The average price of a gallon of on-highway diesel dropped more than a dime for the week ending Monday, settling at $5.13 cents. While that's some measure of relief to motor carriers in line at the fuel island, that feeling is likely to be short-lived.
Tom Kloza, global head of energy analysis at Oil Price Information Service (OPIS), said there's "no end in sight to diesel price inflation", which will lead to more fuel surcharges, adding that petroleum futures Tuesday indicate an oncoming uphill climb at the pump.
"I would not be surprised to see $5-$6.50 per gallon of diesel prevail through second, third and fourth quarters," he said.
Bids on a gallon of Ultra Low Sulfur Diesel futures on Tuesday reached as high as $3.86. Futures and wholesale numbers tend to be passed on to retail within 48 hours, Kloza said, "and I can tell you that the noise is getting louder for diesel worries." That noise, Kloza added, includes fears of likely diesel fuel shortages in Europe – the result of Russian sanctions sapping millions of barrels of crude per day out of the market.

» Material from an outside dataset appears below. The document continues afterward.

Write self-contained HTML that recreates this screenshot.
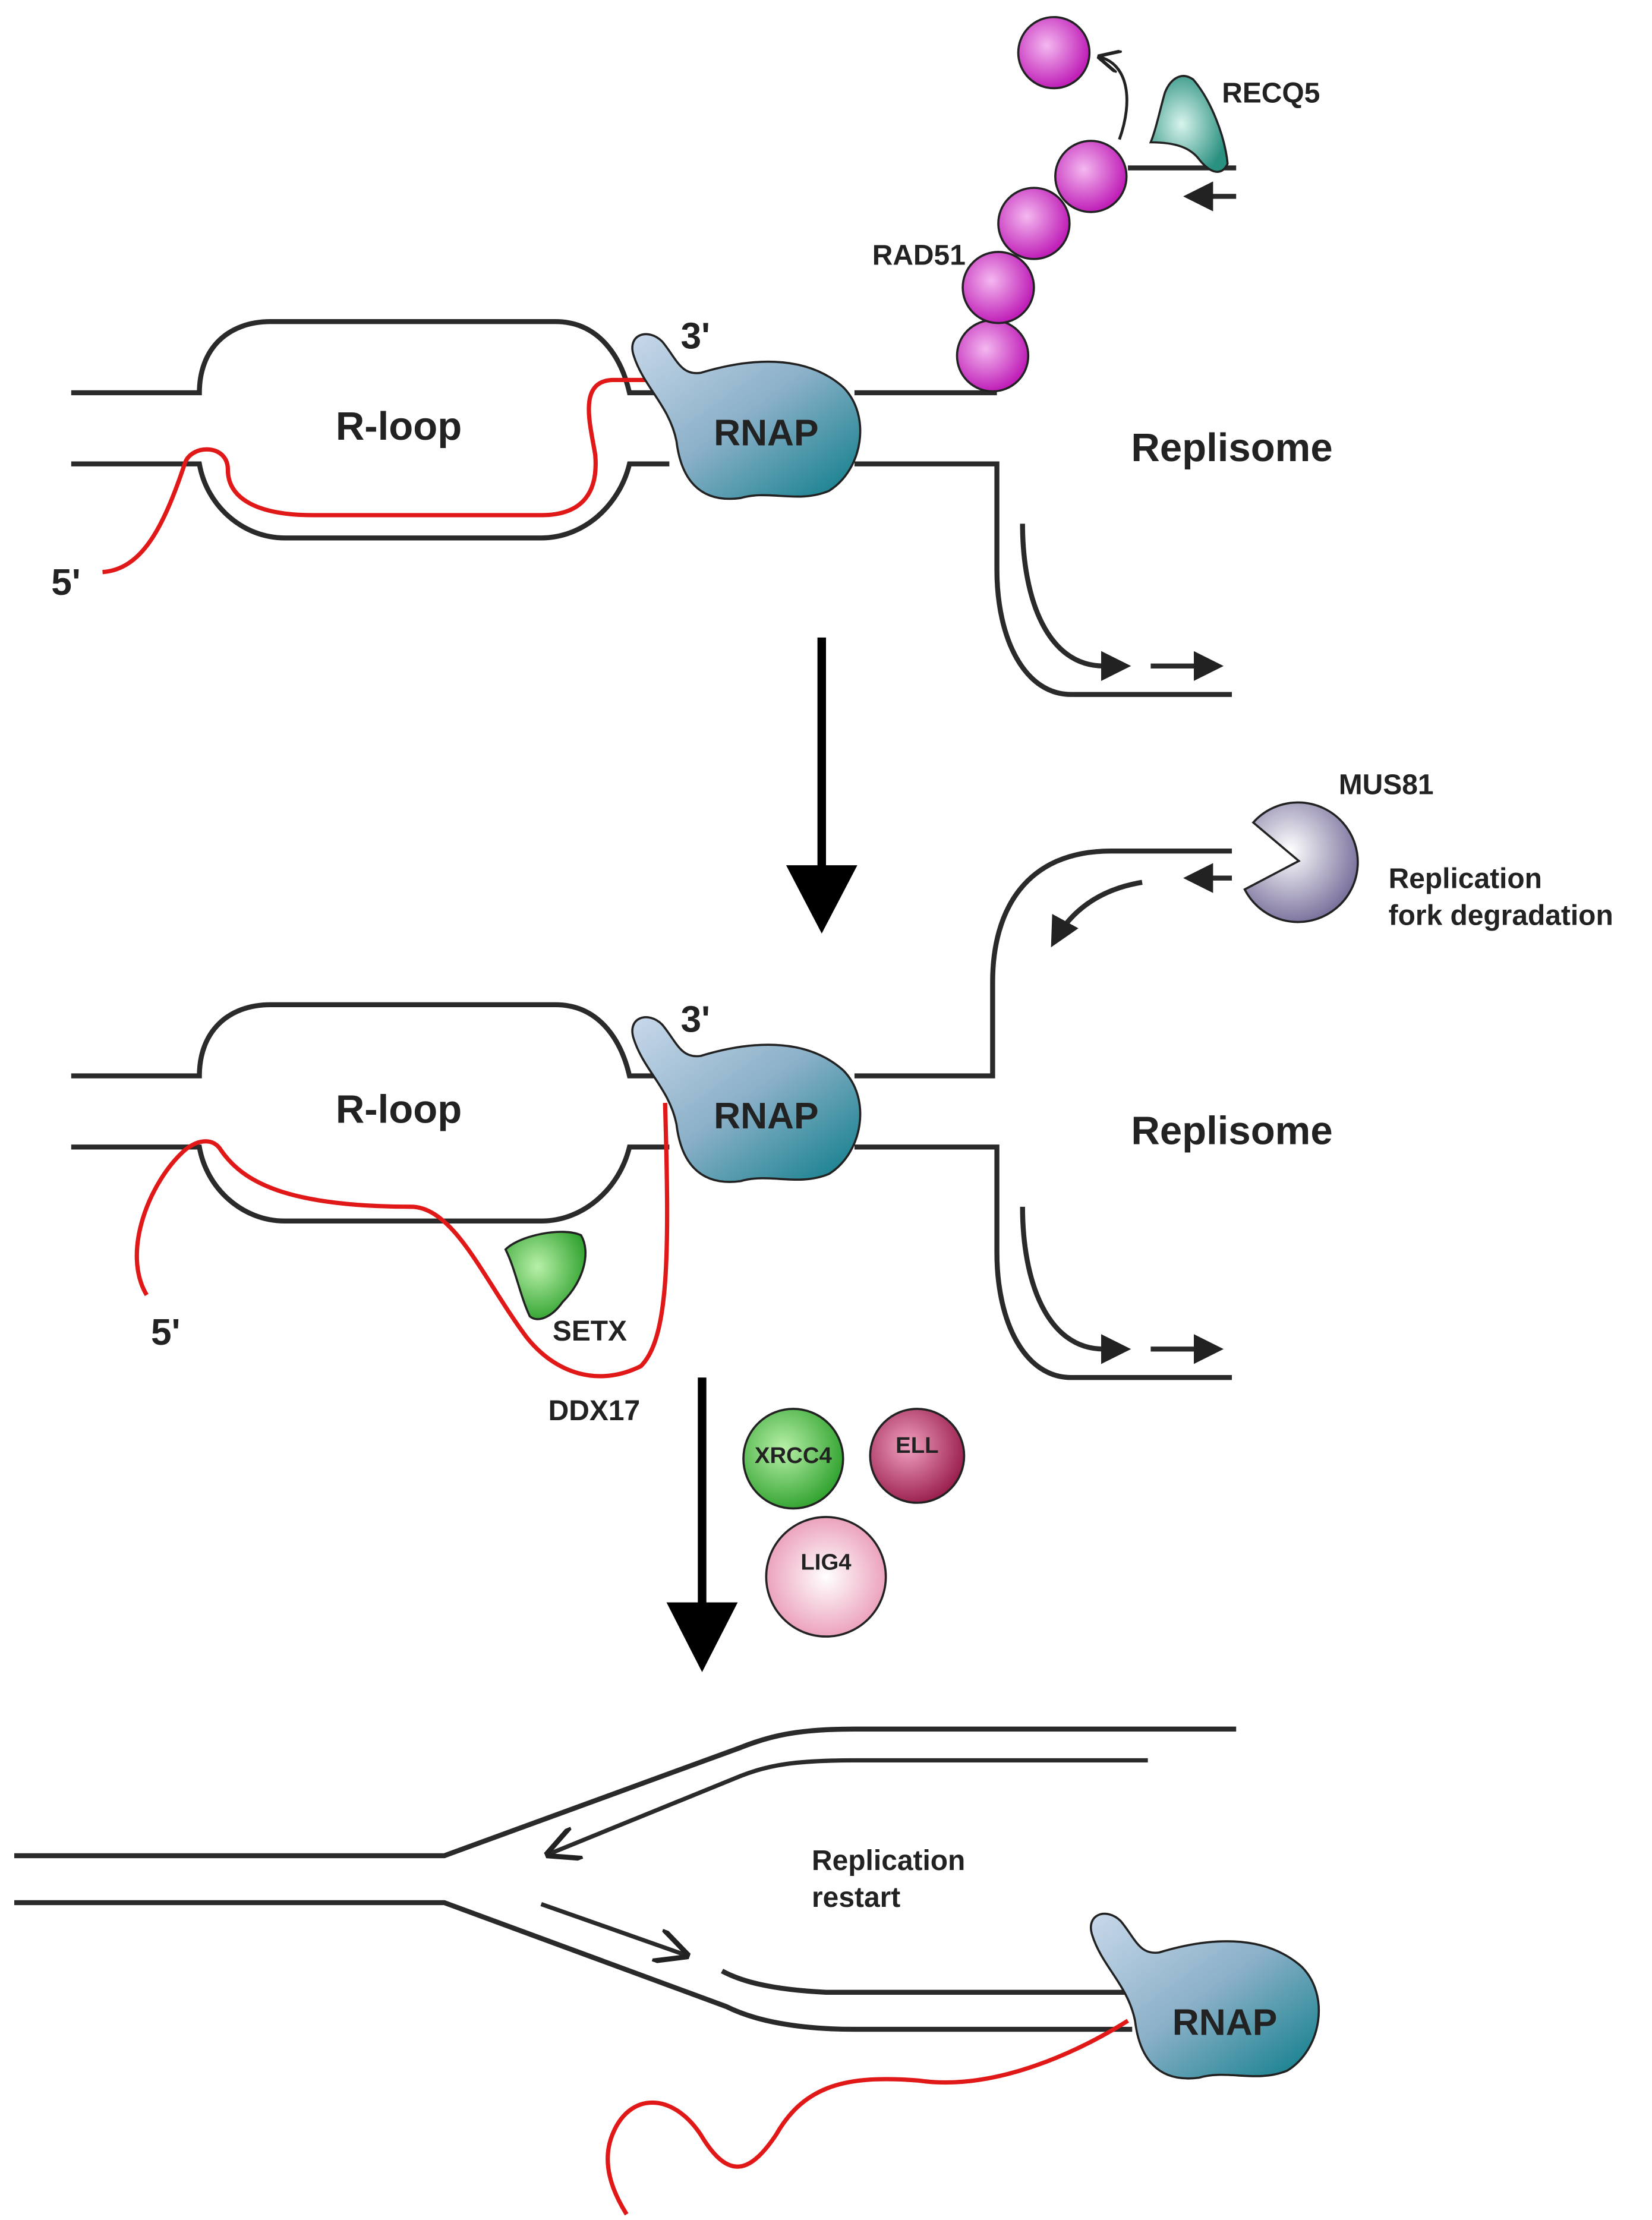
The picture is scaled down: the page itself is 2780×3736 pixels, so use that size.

Kloza estimated that California – currently averaging $6.21 for a gallon of diesel – could reach $7 this year. "Countrywide [the] average looks like $5-plus under most circumstances, and in some states – the Pacific Northwest, Nevada, and others – it could be mid-$5 to $6. I know it's bad news but it's hard to be a motivational speaker with oil prices these days."
Diesel prices are currently about $2 more per gallon than this time last year and have picked up $1.03 since the end of last month.
High fuel prices have also had a deflationary effect on line-haul spot rates, which do not include a fuel surcharge, and surcharges themselves have been on the rise for weeks. Many brokers will hold the line-haul base rate down and pay the surcharge to the carrier in order to remain competitive with regard to pricing to the shipper, but that's an unsustainable practice long term.
Van freight posted to DAT last week averaged $3 per mile, down 12 cents from the week before. Reefer averaged $3.32 a mile, down 13 cents from the previous week. The flatbed rate was $3.25 a mile, down 4 cents from the previous week.
DAT's broker-to-carrier spot rates included a fuel surcharge that averaged 58 cents per mile for van freight last week – a sharp spike over the 45 cents per mile at the start of the month. Higher surcharge amounts should produce a corresponding increase in spot rates, yet pricing declined for all three equipment types. Removing the fuel surcharge, the average van rate was $2.42 per mile, down almost 9 cents week-over-week; the reefer rate was $2.75, down 10 cents; and the flatbed rate fell a penny to $2.67.
Amid spot pricing volatility, more loads are shifting to the contract freight market. Shippers are paying up to secure capacity but higher fuel costs are prompting carriers to accept more tendered loads.